Sticky Fingaz: Decade

News   2024-11-19 15:57:54

Onyx screamed its way into hip-hop history, only to fall by the wayside once its intensity and mosh-pit-friendly anger lost their novelty. Group sparkplug Sticky Fingaz segued into acting and appeared on Eminem's The Marshall Mathers LP before unleashing his solo debut, 2001's Black Trash: The Autobiography Of Kirk Jones, a wild, demented blaxploitation movie of a concept album that ranks as one of rap's best-kept secrets. In spite of rave reviews, production by DJ Scratch and Rockwilder, and guest appearances by Eminem, Redman, and Rah Digga, the album was ignored by a hip-hop world that only vaguely remembered Fingaz as that yelling guy from the early '90s. Universal dropped him following that commercial failure, so he signed with D3, the independent label best known for releasing widely derided albums from an incarcerated Ol' Dirty Bastard and a self-destructing Canibus. Fingaz reconnected with Onyx for last year's Bacdafucup Part II, a so-so would-be-comeback album whose title and first single ("Slam Harder") testified to just how desperately the group wanted to return to its glory days. A similar air of desperation hangs heavy over his second solo album, Decade, which eschews its predecessor's superstar guests, conceptual ambitions, and manic energy while introducing a more subdued Fingaz and a few desperate stabs at radio play.

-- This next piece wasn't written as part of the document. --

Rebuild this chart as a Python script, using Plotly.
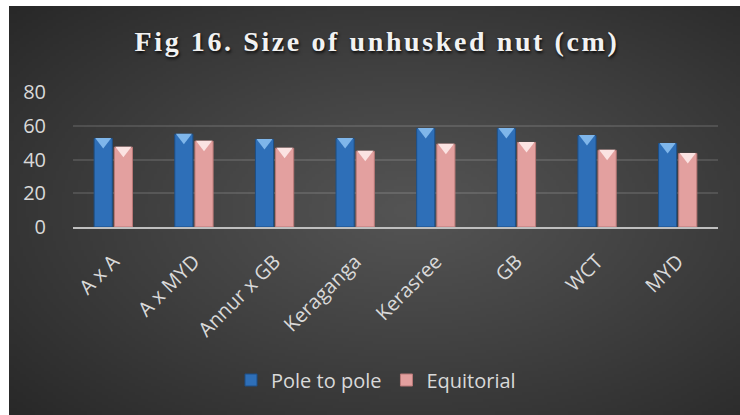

On Kirk Jones, the rapper maintained his trademark intensity while exploring a diverse range of subject matter. But he seems to work through most of his anger on Decade's intro, and after that, he sounds like somebody slipped him a handful of Valium just before he laid down his vocals. That and a lack of big-name guests wouldn't be such a problem if the album retained the black humor and frenzied charisma that made Fingaz's debut so compelling. Unfortunately, he seems to have left his sense of humor and personal magnetism back at Universal. Without the visceral wallop of Onyx's early work or the conceptual strength of Kirk Jones, Decade feels depressingly generic, the work of just another raspy-voiced hoodlum pontificating on the streets, the game, and other subjects beloved by the originality-impaired.